What you should do
In the copy, include every entry exactly but none of the images.

#####

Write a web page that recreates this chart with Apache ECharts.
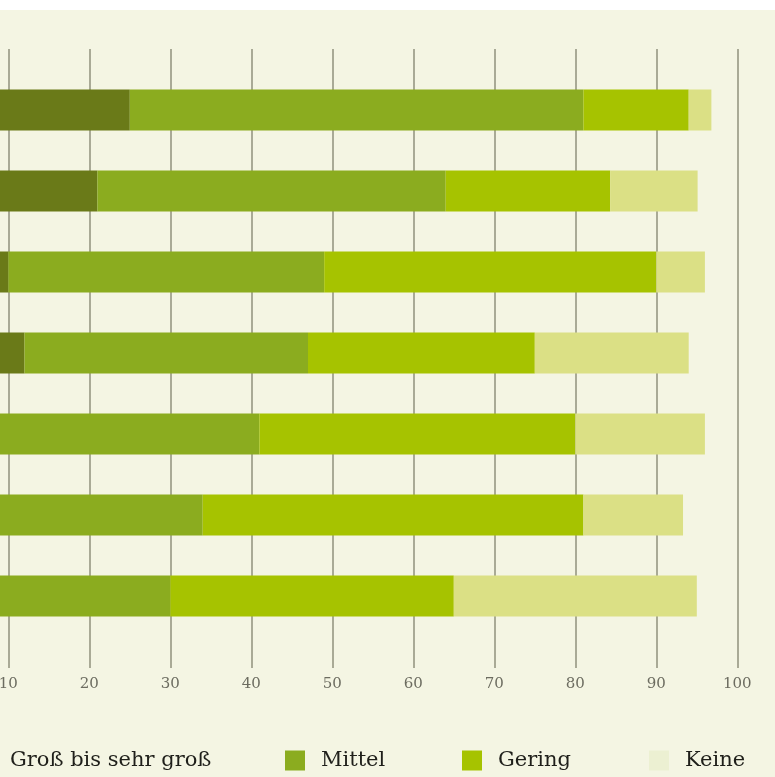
<!DOCTYPE html>
<html>
<head>
<meta charset="utf-8">
<script src="https://cdn.jsdelivr.net/npm/echarts@6/dist/echarts.min.js"></script>
<style>
  html, body { margin: 0; padding: 0; background: #ffffff; }
  #chart { position: absolute; left: 0; top: 10px; width: 775px; height: 767px; }
</style>
</head>
<body>
<div id="chart"></div>
<script>
// Data (category labels sit off the visible area in the reference)
const categories = ['Kategorie 1', 'Kategorie 2', 'Kategorie 3', 'Kategorie 4', 'Kategorie 5', 'Kategorie 6', 'Kategorie 7'];
const grossBisSehrGross = [25, 21, 10, 12, 0, 0, 0];
const mittel = [56, 43, 39, 35, 41, 34, 30];
const gering = [13, 20.3, 41, 28, 39, 47, 35];
const keine = [2.8, 10.8, 6, 19, 16, 12.3, 30];
const xTicks = [0, 10, 20, 30, 40, 50, 60, 70, 80, 90, 100];

const colors = {
  gross: '#6a7a18',
  mittel: '#8bac1f',
  gering: '#a6c300',
  keine: '#dbe085',
  keineLegend: '#ecf0d2'
};

const serif = "'DejaVu Serif', 'Liberation Serif', serif";
const gridLeft = -72.7;
const gridRight = 37.7;

function legendItem(name, left, iconColor) {
  return {
    left: left,
    top: 740,
    padding: 0,
    itemWidth: 20,
    itemHeight: 20,
    icon: 'rect',
    selectedMode: false,
    data: [{ name: name, itemStyle: { color: iconColor } }],
    textStyle: {
      fontFamily: serif,
      fontSize: 21,
      color: '#1f1f1a',
      padding: [4, 0, 0, 11]
    }
  };
}

function bar(name, data, color) {
  return {
    name: name,
    type: 'bar',
    stack: 'total',
    xAxisIndex: 0,
    yAxisIndex: 0,
    barWidth: 41,
    itemStyle: { color: color },
    emphasis: { disabled: true },
    data: data
  };
}

const chart = echarts.init(document.getElementById('chart'));
chart.setOption({
  backgroundColor: '#f4f5e3',
  animation: false,
  legend: [
    legendItem('Groß bis sehr groß', -26, colors.gross),
    legendItem('Mittel', 285, colors.mittel),
    legendItem('Gering', 462, colors.gering),
    legendItem('Keine', 649, colors.keineLegend)
  ],
  grid: [
    // bars
    { left: gridLeft, right: gridRight, top: 59.5, height: 567, outerBoundsMode: 'none' },
    // gridlines + labels
    { left: gridLeft, right: gridRight, top: 39, bottom: 109, outerBoundsMode: 'none' }
  ],
  xAxis: [
    {
      gridIndex: 0,
      type: 'value',
      min: xTicks[0],
      max: xTicks[xTicks.length - 1],
      interval: 10,
      show: false
    },
    {
      gridIndex: 1,
      type: 'value',
      min: xTicks[0],
      max: xTicks[xTicks.length - 1],
      interval: 10,
      axisLine: { show: false },
      axisTick: { show: false },
      splitLine: { show: true, lineStyle: { color: '#a9aa96', width: 2 } },
      axisLabel: {
        margin: 9,
        fontFamily: serif,
        fontSize: 15,
        color: '#6c6c60'
      }
    }
  ],
  yAxis: [
    {
      gridIndex: 0,
      type: 'category',
      inverse: true,
      data: categories,
      show: false
    },
    {
      gridIndex: 1,
      type: 'value',
      show: false
    }
  ],
  series: [
    bar('Groß bis sehr groß', grossBisSehrGross, colors.gross),
    bar('Mittel', mittel, colors.mittel),
    bar('Gering', gering, colors.gering),
    bar('Keine', keine, colors.keine)
  ]
});
</script>
</body>
</html>
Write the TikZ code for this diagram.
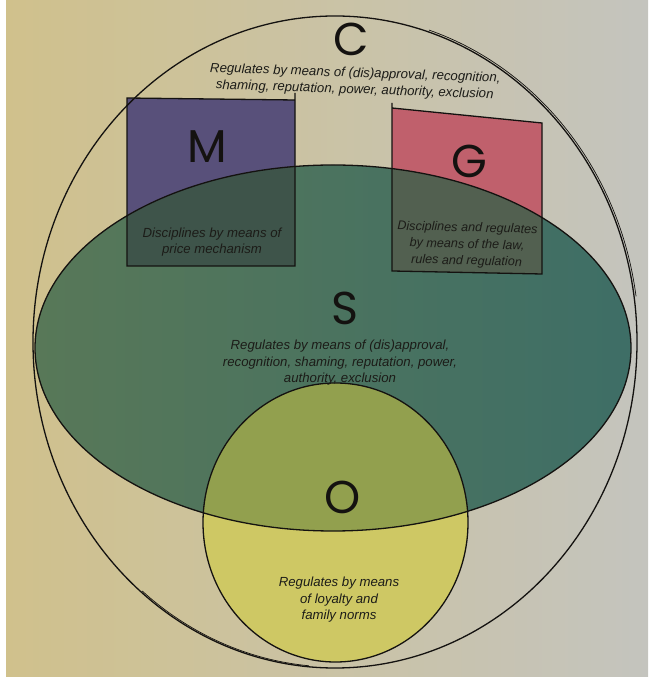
\documentclass[tikz,border=0pt]{standalone}
\usepackage{fontspec}
\setmainfont{Liberation Sans}
\newfontfamily\bigletterfont{Poppins}
\definecolor{paperL}{RGB}{208,193,140}
\definecolor{paperM}{RGB}{202,197,174}
\definecolor{paperR}{RGB}{196,196,190}
\definecolor{mpurple}{RGB}{88,80,122}
\definecolor{gpink}{RGB}{192,96,108}
\definecolor{sgreenL}{RGB}{88,120,88}
\definecolor{sgreenR}{RGB}{62,110,102}
\definecolor{msdark}{RGB}{62,84,74}
\definecolor{gsdark}{RGB}{82,96,80}
\definecolor{oyellow}{RGB}{206,200,100}
\definecolor{osolive}{RGB}{146,160,78}
\definecolor{textc}{RGB}{28,28,24}
\definecolor{linec}{RGB}{20,18,16}
\def\Spath{(333,329) ellipse [x radius=298, y radius=183]}
\def\Mpath{(127,579) -- (295,577) -- (295,411) -- (127,411) -- cycle}
\def\Gpath{(392,569) -- (542,554) -- (542,403) -- (392,406) -- cycle}
\def\Opath{(335.5,154.5) ellipse [x radius=132.5, y radius=139.5]}
\tikzset{
  outline/.style={draw=linec, line width=1.3pt},
  txt/.style={font=\fontsize{13.2}{16.5}\selectfont\itshape, align=center, text=textc, inner sep=0pt},
  bigletter/.style={font=\bigletterfont\fontsize{46}{46}\selectfont, text=linec, inner sep=0pt}
}
\begin{document}
\begin{tikzpicture}[x=1pt,y=1pt]
\useasboundingbox (0,0) rectangle (648,677);
\fill[white] (0,0) rectangle (648,677);
\shade[left color=paperL, middle color=paperM, right color=paperR] (6,0) rectangle (648,677);
% fills
\fill[mpurple] \Mpath;
\fill[gpink] \Gpath;
\fill[oyellow] \Opath;
\shade[left color=sgreenL, right color=sgreenR] \Spath;
\begin{scope}
  \clip \Spath;
  \fill[msdark] \Mpath;
  \fill[gsdark] \Gpath;
  \fill[osolive] \Opath;
\end{scope}
% outlines
\draw[outline] (295,584) -- (295,411) -- (127,411) -- (127,579) -- (295,577);
\draw[outline] (392,574) -- (392,406) -- (542,403) -- (542,554) -- (392,569);
\draw[outline] \Spath;
\draw[outline] \Opath;
\draw[outline] (335,335) ellipse [x radius=302, y radius=326];
\draw[draw=linec, line width=0.7pt] (335,335) ++(72:304 and 328) arc [start angle=72, end angle=8, x radius=304, y radius=328];
\draw[draw=linec, line width=0.7pt] (335,335) ++(-95:300 and 325) arc [start angle=-95, end angle=-130, x radius=300, y radius=325];
% letters
\node[bigletter] (C) at (351,638) {C};
\node[bigletter] (M) at (207,530) {M};
\node[bigletter] (G) at (469,516) {G};
\node[bigletter] (S) at (345,369) {S};
\node[bigletter] (O) at (343,180) {O};
% texts
\node[txt, rotate=-2] (ctext) at (355,595) {Regulates by means of (dis)approval, recognition,\\shaming, reputation, power, authority, exclusion};
\node[txt] (mtext) at (212,435) {Disciplines by means of\\price mechanism};
\node[txt, rotate=-1.5, font=\fontsize{12.6}{16.5}\selectfont\itshape] (gtext) at (467,432) {Disciplines and regulates\\by means of the law,\\rules and regulation};
\node[txt] (stext) at (340,314) {Regulates by means of (dis)approval,\\recognition, shaming, reputation, power,\\authority, exclusion};
\node[txt] (otext) at (339,77) {Regulates by means\\of loyalty and\\family norms};
\end{tikzpicture}
\end{document}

#####

Solution
Write a web page that recreates this chart with Apache ECharts.
<!DOCTYPE html>
<html>
<head>
<meta charset="utf-8">
<script src="https://cdn.jsdelivr.net/npm/echarts@6/dist/echarts.min.js"></script>
<style>
  html, body { margin: 0; padding: 0; background: #ffffff; }
  #chart { position: absolute; left: 0; top: 10px; width: 775px; height: 767px; }
</style>
</head>
<body>
<div id="chart"></div>
<script>
// Data (category labels sit off the visible area in the reference)
const categories = ['Kategorie 1', 'Kategorie 2', 'Kategorie 3', 'Kategorie 4', 'Kategorie 5', 'Kategorie 6', 'Kategorie 7'];
const grossBisSehrGross = [25, 21, 10, 12, 0, 0, 0];
const mittel = [56, 43, 39, 35, 41, 34, 30];
const gering = [13, 20.3, 41, 28, 39, 47, 35];
const keine = [2.8, 10.8, 6, 19, 16, 12.3, 30];
const xTicks = [0, 10, 20, 30, 40, 50, 60, 70, 80, 90, 100];

const colors = {
  gross: '#6a7a18',
  mittel: '#8bac1f',
  gering: '#a6c300',
  keine: '#dbe085',
  keineLegend: '#ecf0d2'
};

const serif = "'DejaVu Serif', 'Liberation Serif', serif";
const gridLeft = -72.7;
const gridRight = 37.7;

function legendItem(name, left, iconColor) {
  return {
    left: left,
    top: 740,
    padding: 0,
    itemWidth: 20,
    itemHeight: 20,
    icon: 'rect',
    selectedMode: false,
    data: [{ name: name, itemStyle: { color: iconColor } }],
    textStyle: {
      fontFamily: serif,
      fontSize: 21,
      color: '#1f1f1a',
      padding: [4, 0, 0, 11]
    }
  };
}

function bar(name, data, color) {
  return {
    name: name,
    type: 'bar',
    stack: 'total',
    xAxisIndex: 0,
    yAxisIndex: 0,
    barWidth: 41,
    itemStyle: { color: color },
    emphasis: { disabled: true },
    data: data
  };
}

const chart = echarts.init(document.getElementById('chart'));
chart.setOption({
  backgroundColor: '#f4f5e3',
  animation: false,
  legend: [
    legendItem('Groß bis sehr groß', -26, colors.gross),
    legendItem('Mittel', 285, colors.mittel),
    legendItem('Gering', 462, colors.gering),
    legendItem('Keine', 649, colors.keineLegend)
  ],
  grid: [
    // bars
    { left: gridLeft, right: gridRight, top: 59.5, height: 567, outerBoundsMode: 'none' },
    // gridlines + labels
    { left: gridLeft, right: gridRight, top: 39, bottom: 109, outerBoundsMode: 'none' }
  ],
  xAxis: [
    {
      gridIndex: 0,
      type: 'value',
      min: xTicks[0],
      max: xTicks[xTicks.length - 1],
      interval: 10,
      show: false
    },
    {
      gridIndex: 1,
      type: 'value',
      min: xTicks[0],
      max: xTicks[xTicks.length - 1],
      interval: 10,
      axisLine: { show: false },
      axisTick: { show: false },
      splitLine: { show: true, lineStyle: { color: '#a9aa96', width: 2 } },
      axisLabel: {
        margin: 9,
        fontFamily: serif,
        fontSize: 15,
        color: '#6c6c60'
      }
    }
  ],
  yAxis: [
    {
      gridIndex: 0,
      type: 'category',
      inverse: true,
      data: categories,
      show: false
    },
    {
      gridIndex: 1,
      type: 'value',
      show: false
    }
  ],
  series: [
    bar('Groß bis sehr groß', grossBisSehrGross, colors.gross),
    bar('Mittel', mittel, colors.mittel),
    bar('Gering', gering, colors.gering),
    bar('Keine', keine, colors.keine)
  ]
});
</script>
</body>
</html>
Write the TikZ code for this diagram.
\documentclass[tikz,border=0pt]{standalone}
\usepackage{fontspec}
\setmainfont{Liberation Sans}
\newfontfamily\bigletterfont{Poppins}
\definecolor{paperL}{RGB}{208,193,140}
\definecolor{paperM}{RGB}{202,197,174}
\definecolor{paperR}{RGB}{196,196,190}
\definecolor{mpurple}{RGB}{88,80,122}
\definecolor{gpink}{RGB}{192,96,108}
\definecolor{sgreenL}{RGB}{88,120,88}
\definecolor{sgreenR}{RGB}{62,110,102}
\definecolor{msdark}{RGB}{62,84,74}
\definecolor{gsdark}{RGB}{82,96,80}
\definecolor{oyellow}{RGB}{206,200,100}
\definecolor{osolive}{RGB}{146,160,78}
\definecolor{textc}{RGB}{28,28,24}
\definecolor{linec}{RGB}{20,18,16}
\def\Spath{(333,329) ellipse [x radius=298, y radius=183]}
\def\Mpath{(127,579) -- (295,577) -- (295,411) -- (127,411) -- cycle}
\def\Gpath{(392,569) -- (542,554) -- (542,403) -- (392,406) -- cycle}
\def\Opath{(335.5,154.5) ellipse [x radius=132.5, y radius=139.5]}
\tikzset{
  outline/.style={draw=linec, line width=1.3pt},
  txt/.style={font=\fontsize{13.2}{16.5}\selectfont\itshape, align=center, text=textc, inner sep=0pt},
  bigletter/.style={font=\bigletterfont\fontsize{46}{46}\selectfont, text=linec, inner sep=0pt}
}
\begin{document}
\begin{tikzpicture}[x=1pt,y=1pt]
\useasboundingbox (0,0) rectangle (648,677);
\fill[white] (0,0) rectangle (648,677);
\shade[left color=paperL, middle color=paperM, right color=paperR] (6,0) rectangle (648,677);
% fills
\fill[mpurple] \Mpath;
\fill[gpink] \Gpath;
\fill[oyellow] \Opath;
\shade[left color=sgreenL, right color=sgreenR] \Spath;
\begin{scope}
  \clip \Spath;
  \fill[msdark] \Mpath;
  \fill[gsdark] \Gpath;
  \fill[osolive] \Opath;
\end{scope}
% outlines
\draw[outline] (295,584) -- (295,411) -- (127,411) -- (127,579) -- (295,577);
\draw[outline] (392,574) -- (392,406) -- (542,403) -- (542,554) -- (392,569);
\draw[outline] \Spath;
\draw[outline] \Opath;
\draw[outline] (335,335) ellipse [x radius=302, y radius=326];
\draw[draw=linec, line width=0.7pt] (335,335) ++(72:304 and 328) arc [start angle=72, end angle=8, x radius=304, y radius=328];
\draw[draw=linec, line width=0.7pt] (335,335) ++(-95:300 and 325) arc [start angle=-95, end angle=-130, x radius=300, y radius=325];
% letters
\node[bigletter] (C) at (351,638) {C};
\node[bigletter] (M) at (207,530) {M};
\node[bigletter] (G) at (469,516) {G};
\node[bigletter] (S) at (345,369) {S};
\node[bigletter] (O) at (343,180) {O};
% texts
\node[txt, rotate=-2] (ctext) at (355,595) {Regulates by means of (dis)approval, recognition,\\shaming, reputation, power, authority, exclusion};
\node[txt] (mtext) at (212,435) {Disciplines by means of\\price mechanism};
\node[txt, rotate=-1.5, font=\fontsize{12.6}{16.5}\selectfont\itshape] (gtext) at (467,432) {Disciplines and regulates\\by means of the law,\\rules and regulation};
\node[txt] (stext) at (340,314) {Regulates by means of (dis)approval,\\recognition, shaming, reputation, power,\\authority, exclusion};
\node[txt] (otext) at (339,77) {Regulates by means\\of loyalty and\\family norms};
\end{tikzpicture}
\end{document}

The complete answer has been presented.